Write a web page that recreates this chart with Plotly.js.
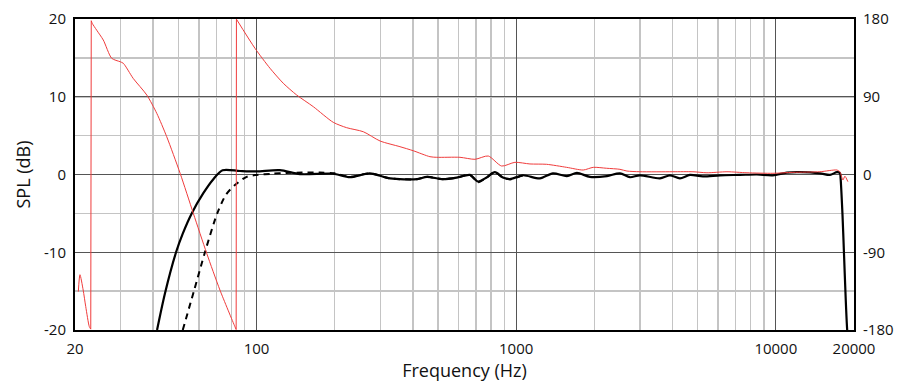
<!DOCTYPE html>
<html>
<head>
<meta charset="utf-8">
<script src="https://cdn.plot.ly/plotly-3.0.1.min.js"></script>
<style>html,body{margin:0;padding:0;background:#fff;}#chart{width:900px;height:385px;}</style>
</head>
<body>
<div id="chart"></div>
<script>
// Solid SPL curve
var splFreq = [41.4, 44.4, 49.0, 52.0, 56.3, 62.4, 68.2, 74, 86.4, 100, 123, 147, 197, 229, 273, 327, 415, 453, 522, 591, 664, 712, 772, 828, 889, 946, 1062, 1234, 1385, 1568, 1714, 1924, 2236, 2510, 2742, 2996, 3578, 3910, 4272, 4668, 5238, 6090, 7272, 8456, 9744, 11028, 12380, 14780, 16150, 17190, 17650, 17760, 18050, 18830, 19000];
var splDb = [-20, -15.3, -10, -7.6, -5, -2.4, -0.6, 0.55, 0.45, 0.4, 0.55, 0.05, 0.1, -0.35, 0.15, -0.5, -0.6, -0.3, -0.6, -0.4, -0.05, -0.9, -0.35, 0.3, -0.4, -0.6, -0.1, -0.5, 0.15, -0.2, 0.2, -0.3, -0.2, 0.15, -0.35, -0.1, -0.5, -0.1, -0.5, -0.05, -0.25, -0.1, -0.05, 0, -0.1, 0.25, 0.3, 0.15, -0.05, 0.3, 0.2, -0.5, -5, -20, -21];

// Dashed SPL curve
var dashFreq = [52, 57.4, 63.3, 70.6, 76.3, 82.6, 91.6, 100, 115, 130, 150, 175, 200, 229, 273, 327, 415, 453, 522, 591, 664, 712, 772, 828, 889, 946, 1062];
var dashDb = [-20, -15, -10, -5, -2.6, -1.35, -0.3, -0.05, 0.1, 0.2, 0.25, 0.25, 0.15, -0.3, 0.15, -0.5, -0.6, -0.3, -0.6, -0.4, -0.05, -1.0, -0.35, 0.3, -0.4, -0.6, -0.1];

// Phase curve (right axis), wrapped at +/-180
var phaseFreq = [20.6, 20.9, 21.5, 22.0, 22.7, 23.0, 23.1, 23.3, 24.25, 25.7, 27.7, 29.8, 30.7, 33.5, 37.8, 41.3, 45.1, 50.8, 57.1, 64.3, 72.3, 82.6, 83.5, 83.7, 98.7, 112.7, 126.8, 142.8, 165.5, 197.5, 222.4, 257.9, 299, 356.8, 401.5, 465.6, 494.2, 607.5, 694, 780.8, 879.1, 989, 1130, 1310, 1564, 1813, 1981, 2231, 2510, 2670, 2996, 4015, 4795, 5428, 6483, 7742, 9744, 11636, 14780, 17190, 17650, 18130, 18450, 18950];
var phaseDeg = [-135.6, -116, -133.7, -153, -176, -179, 178, 175, 167, 155.7, 134.5, 130.6, 128.7, 111.3, 92, 70.8, 43.8, 1.4, -44.9, -91.2, -133.7, -176.2, -179.5, 179.8, 146, 123, 105.6, 92, 78.5, 60.4, 54.2, 49.5, 38.8, 32.2, 27.5, 20.6, 19.9, 19.9, 17.6, 21.4, 9.8, 14.1, 12.2, 11.8, 8.3, 5.2, 8.3, 7.2, 6.0, 4, 3.2, 3.2, 3.2, 2, 3.2, 2, 1.4, 2.5, 3.2, 5.2, 3.2, -6.4, -2, -8.3];

var xTickVals = [20, 100, 1000, 10000, 20000];
var xTickText = ['20', '100', '1000', '10000', '20000'];
var xMinorVals = [30, 40, 50, 60, 70, 80, 90, 200, 300, 400, 500, 600, 700, 800, 900, 2000, 3000, 4000, 5000, 6000, 7000, 8000, 9000];
var yTickVals = [-20, -10, 0, 10, 20];
var yTickText = ['-20', '-10', '0', '10', '20'];
var y2TickVals = [-180, -90, 0, 90, 180];
var y2TickText = ['-180', '-90', '0', '90', '180'];

var font = 'Open Sans, Lato, sans-serif';
var red = '#f03c3c';

// split phase into smooth segments at wrap jumps; jumps drawn as straight lines
var segs = [{x: [], y: []}];
var jumpX = [], jumpY = [];
for (var i = 0; i < phaseFreq.length; i++) {
  if (i > 0 && Math.abs(phaseDeg[i] - phaseDeg[i - 1]) > 180) {
    jumpX.push(phaseFreq[i - 1], phaseFreq[i], null);
    jumpY.push(phaseDeg[i - 1], phaseDeg[i], null);
    segs.push({x: [], y: []});
  }
  segs[segs.length - 1].x.push(phaseFreq[i]);
  segs[segs.length - 1].y.push(phaseDeg[i]);
}

var traces = [];
segs.forEach(function (s) {
  traces.push({x: s.x, y: s.y, yaxis: 'y2', mode: 'lines', line: {color: red, width: 1, shape: 'spline', smoothing: 0.7}, hoverinfo: 'skip'});
});
traces.push({x: jumpX, y: jumpY, yaxis: 'y2', mode: 'lines', line: {color: red, width: 1}, hoverinfo: 'skip'});
traces.push({x: dashFreq, y: dashDb, mode: 'lines', line: {color: '#000', width: 2, dash: '6px,5px', shape: 'spline', smoothing: 0.8}, hoverinfo: 'skip'});
traces.push({x: splFreq, y: splDb, mode: 'lines', line: {color: '#000', width: 2.2, shape: 'spline', smoothing: 0.8}, hoverinfo: 'skip'});

var layout = {
  width: 900, height: 385,
  margin: {l: 75, r: 46, t: 19, b: 55},
  paper_bgcolor: '#fff', plot_bgcolor: '#fff',
  showlegend: false,
  font: {family: font, size: 15, color: '#111'},
  xaxis: {
    type: 'log', range: [Math.log10(20), Math.log10(20000)],
    tickmode: 'array', tickvals: xTickVals, ticktext: xTickText,
    ticks: '', showgrid: true, gridcolor: '#555', gridwidth: 1,
    minor: {tickmode: 'array', tickvals: xMinorVals, showgrid: true, gridcolor: '#c4c4c4', gridwidth: 1.5, ticks: ''},
    showline: true, linecolor: '#000', linewidth: 2, mirror: true,
    zeroline: false, ticklabelstandoff: 4,
    title: {text: 'Frequency (Hz)', font: {size: 18, family: font}, standoff: 7}
  },
  yaxis: {
    range: [-20, 20], tickmode: 'array', tickvals: yTickVals, ticktext: yTickText,
    ticks: '', showgrid: true, gridcolor: '#555', gridwidth: 1,
    minor: {dtick: 5, showgrid: true, gridcolor: '#c4c4c4', gridwidth: 1.5, ticks: ''},
    showline: true, linecolor: '#000', linewidth: 2, mirror: true,
    zeroline: false, ticklabelstandoff: 4,
    title: {text: 'SPL (dB)', font: {size: 18, family: font}, standoff: 9}
  },
  yaxis2: {
    overlaying: 'y', side: 'right', range: [-180, 180],
    tickmode: 'array', tickvals: y2TickVals, ticktext: y2TickText,
    ticks: '', showgrid: false, zeroline: false,
    showline: true, linecolor: '#000', linewidth: 2, ticklabelstandoff: 4
  }
};

Plotly.newPlot('chart', traces, layout, {staticPlot: true, displayModeBar: false});
</script>
</body>
</html>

—————

Which lines contain the word "chart"? Copy each of them.

Write a web page that recreates this chart with Plotly.js.
<style>html,body{margin:0;padding:0;background:#fff;}#chart{width:900px;height:385px;}</style>
<div id="chart"></div>
Plotly.newPlot('chart', traces, layout, {staticPlot: true, displayModeBar: false});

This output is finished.